- [Requirements] Reproduce the material below line by line, beginning with its first line and ending with the line that contains "plt.rcParams['mathtext.rm'] = 'Liberation"; leave out pictures.

- [Material provided]
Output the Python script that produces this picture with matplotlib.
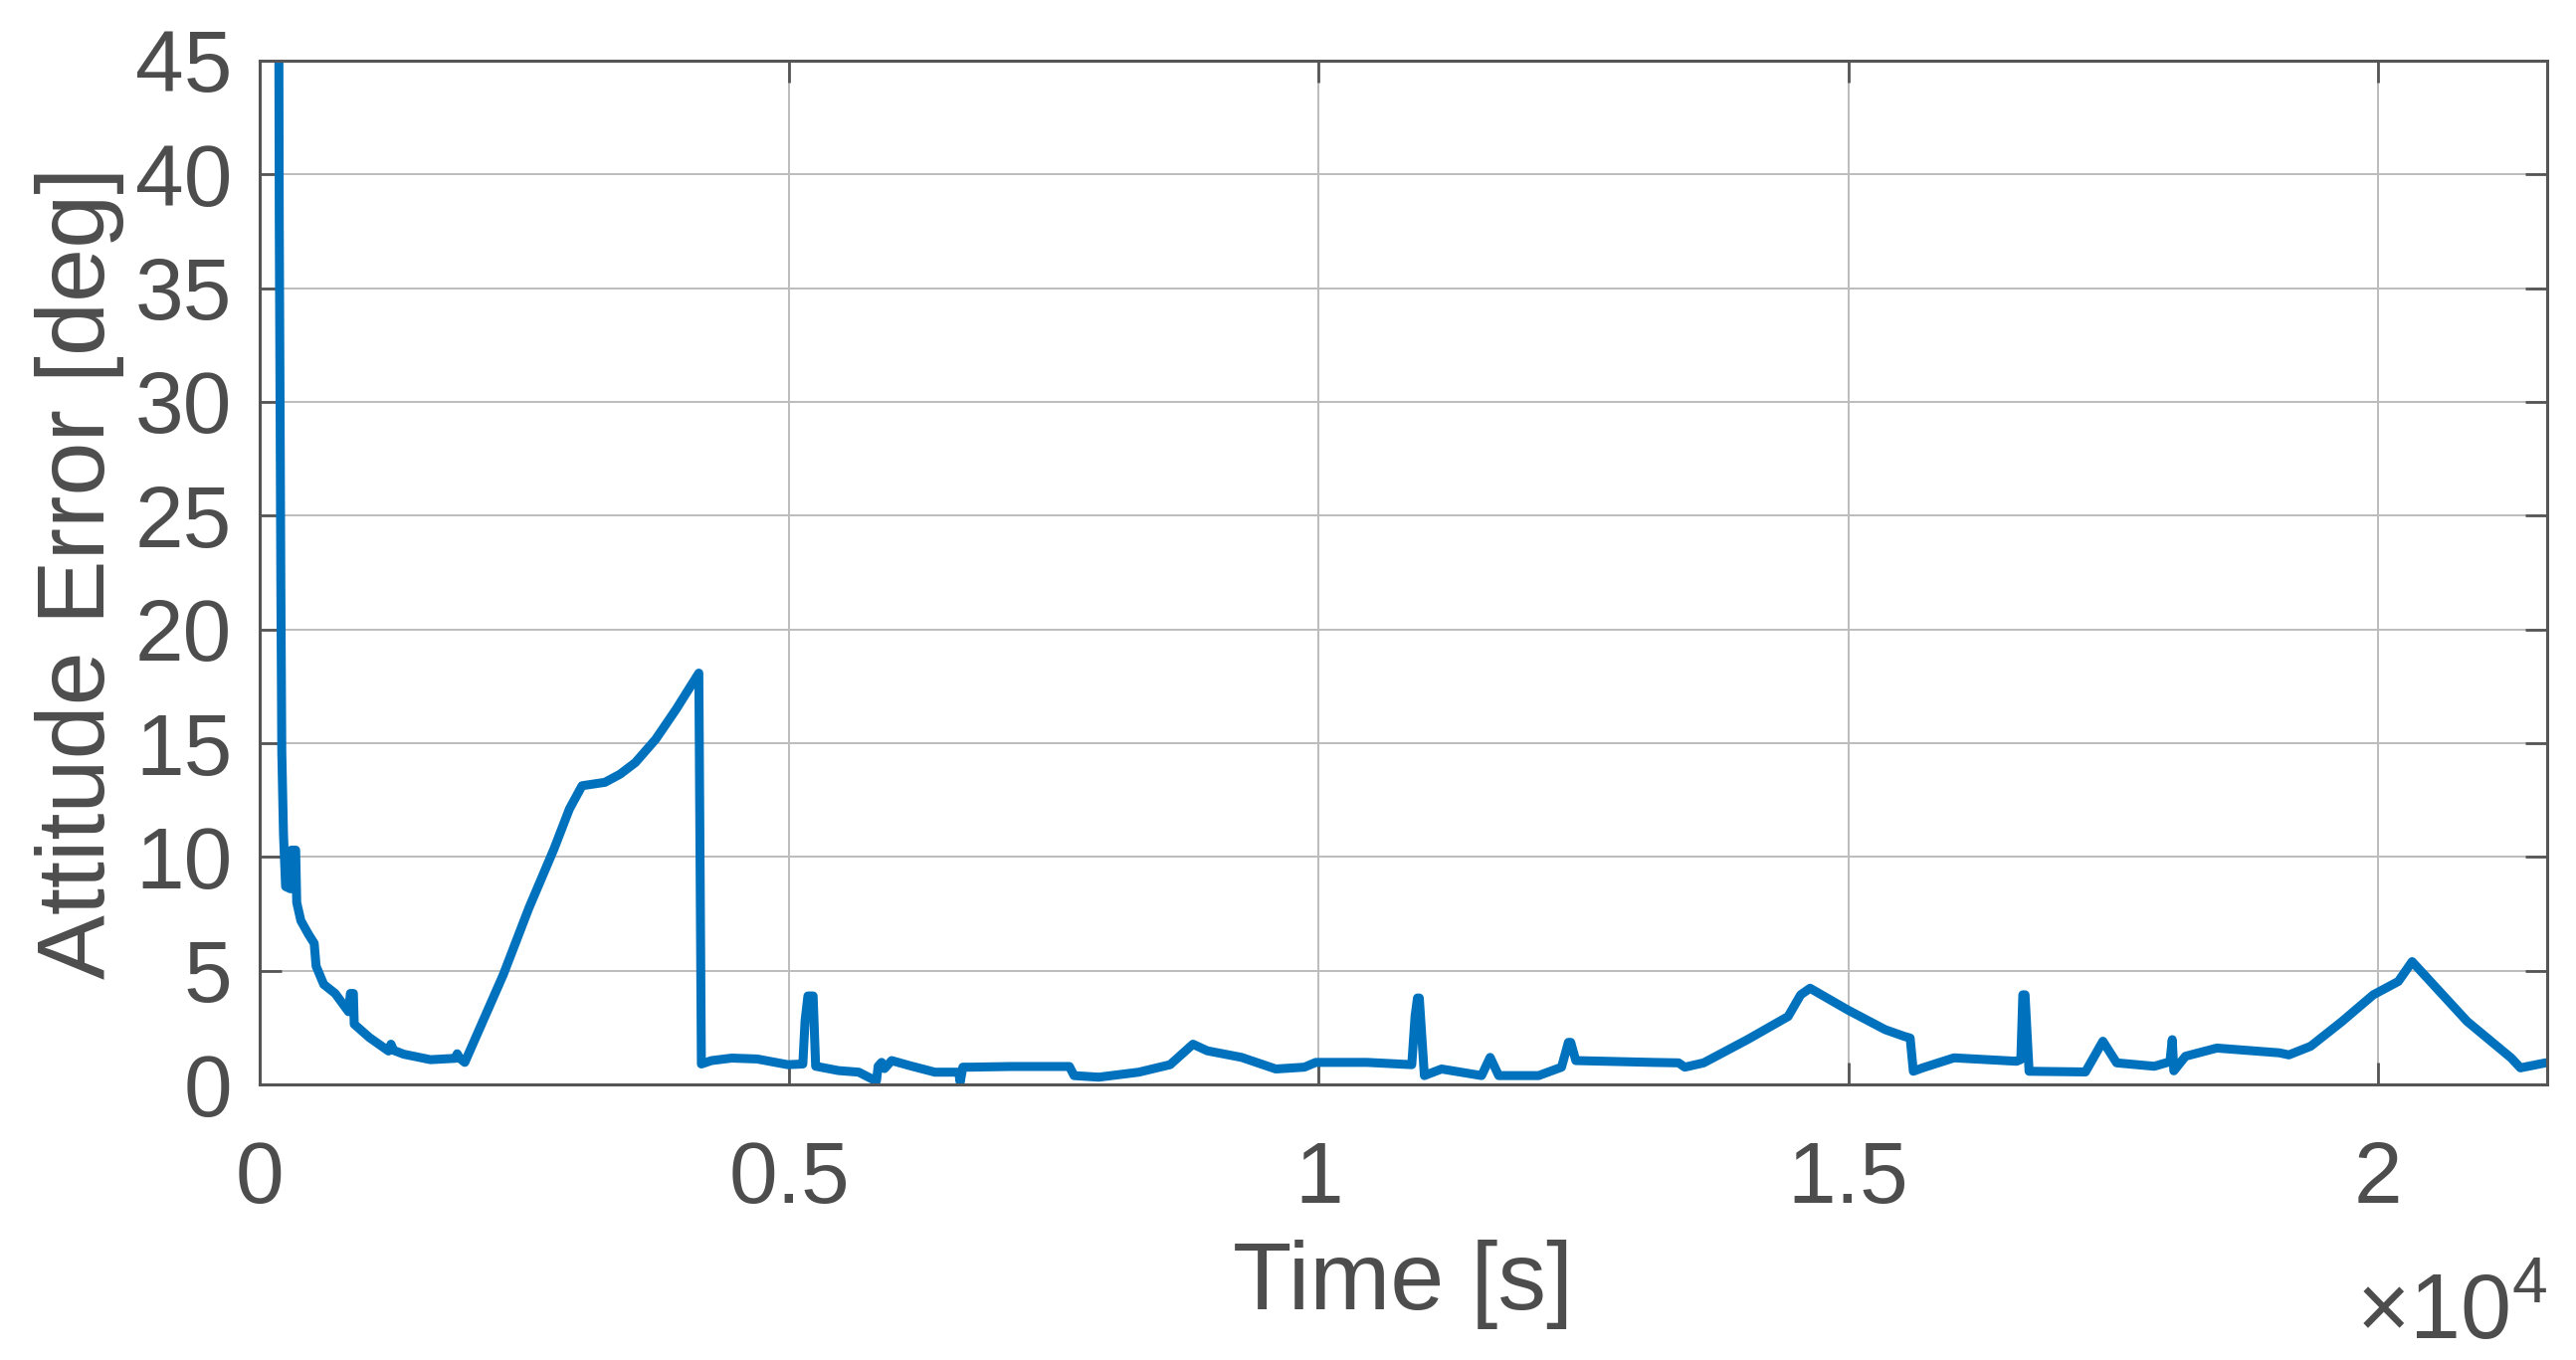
import matplotlib.pyplot as plt
from matplotlib.ticker import FixedLocator, FuncFormatter

plt.rcParams['font.family'] = ['Liberation Sans', 'DejaVu Sans']
plt.rcParams['mathtext.fontset'] = 'custom'
plt.rcParams['mathtext.rm'] = 'Liberation Sans'

# Tiempo [s] y error de actitud [deg]
t = [165, 185, 200, 209, 225, 245, 290, 300, 340, 350, 389, 461, 515, 533,
     605, 713, 839, 857, 885, 893, 1037, 1217, 1240, 1265, 1361, 1613, 1850,
     1865, 1890, 1937, 2301, 2541, 2780, 2924, 3044, 3260, 3404, 3548, 3739,
     3931, 4147, 4171, 4267, 4458, 4698, 4986, 5129, 5150, 5177, 5226, 5250,
     5297, 5465, 5657, 5800, 5825, 5840, 5873, 5900, 5968, 6136, 6376, 6600,
     6615, 6640, 6711, 7095, 7646, 7690, 7923, 8301, 8597, 8813, 8948, 9272,
     9595, 9865, 9973, 10459, 10879, 10910, 10933, 10950, 10998, 11160, 11538,
     11619, 11700, 12077, 12293, 12358, 12380, 12428, 13156, 13398, 13457,
     13635, 14048, 14433, 14551, 14640, 14994, 15349, 15526, 15585, 15615,
     15703, 15999, 16590, 16630, 16649, 16670, 16708, 17240, 17405, 17535,
     17890, 18038, 18060, 18075, 18185, 18481, 19072, 19161, 19367, 19663,
     19958, 20195, 20325, 20845, 21259, 21348, 21584, 21600]
err = [80, 38, 22, 14.6, 11, 8.7, 8.6, 10.3, 10.3, 8.0, 7.2, 6.6, 6.2, 5.2,
       4.4, 4.0, 3.2, 4.0, 4.0, 2.65, 2.06, 1.47, 1.77, 1.5, 1.33, 1.09, 1.15,
       1.35, 1.15, 0.97, 4.83, 7.74, 10.36, 12.1, 13.13, 13.28, 13.64, 14.15,
       15.17, 16.48, 18.08, 0.9, 1.05, 1.16, 1.12, 0.87, 0.9, 2.8, 3.89, 3.89,
       0.8, 0.76, 0.61, 0.54, 0.2, 0.17, 0.8, 0.97, 0.7, 1.05, 0.83, 0.54,
       0.54, 0.1, 0.76, 0.76, 0.79, 0.79, 0.39, 0.32, 0.54, 0.87, 1.77, 1.48,
       1.19, 0.68, 0.76, 0.97, 0.97, 0.87, 3.0, 3.8, 3.8, 0.39, 0.68, 0.39,
       1.19, 0.39, 0.39, 0.76, 1.85, 1.85, 1.05, 0.97, 0.95, 0.76, 0.95, 1.97,
       2.99, 3.94, 4.23, 3.28, 2.41, 2.12, 2.04, 0.58, 0.73, 1.17, 1.02, 1.1,
       3.94, 3.94, 0.58, 0.55, 1.9, 0.95, 0.8, 1.0, 1.97, 0.6, 1.24, 1.6, 1.39,
       1.3, 1.68, 2.77, 3.94, 4.53, 5.4, 2.77, 1.17, 0.73, 0.95, 0.95]

xticks = [0, 5000, 10000, 15000, 20000]
xlabels = ['0', '0.5', '1', '1.5', '2']
yticks = list(range(0, 50, 5))

cor_texto = '#4d4d4d'
cor_eixo = '#555555'

fig = plt.figure(figsize=(25.89, 13.67), dpi=100)
ax = fig.add_axes([0.1008, 0.2026, 0.888, 0.7528])

ax.plot(t, err, color='#0072BD', linewidth=6.5, solid_joinstyle='round')

ax.set_xlim(0, 21600)
ax.set_ylim(0, 45)
ax.xaxis.set_major_locator(FixedLocator(xticks))
ax.xaxis.set_major_formatter(FuncFormatter(lambda v, p: xlabels[xticks.index(int(v))]))
ax.set_yticks(yticks)

ax.grid(True, color='#bcbcbc', linewidth=1.4)
ax.set_axisbelow(True)
for s in ax.spines.values():
    s.set_color(cor_eixo)
    s.set_linewidth(2.2)

ax.tick_params(direction='in', length=16, width=2, colors=cor_eixo,
               labelsize=63, labelcolor=cor_texto, top=True, right=True)
ax.tick_params(axis='x', pad=40)
ax.tick_params(axis='y', pad=20)

ax.set_xlabel('Time [s]', fontsize=70, color=cor_texto, labelpad=14)
ax.set_ylabel('Attitude Error [deg]', fontsize=70, color=cor_texto, labelpad=8)

ax.text(1.0, -0.225, r'$\times10^{4}$', transform=ax.transAxes, ha='right',
        va='center', fontsize=66, color=cor_texto)

plt.savefig('out.png', dpi=100)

- [Final result]
Output the Python script that produces this picture with matplotlib.
import matplotlib.pyplot as plt
from matplotlib.ticker import FixedLocator, FuncFormatter

plt.rcParams['font.family'] = ['Liberation Sans', 'DejaVu Sans']
plt.rcParams['mathtext.fontset'] = 'custom'
plt.rcParams['mathtext.rm'] = 'Liberation Sans'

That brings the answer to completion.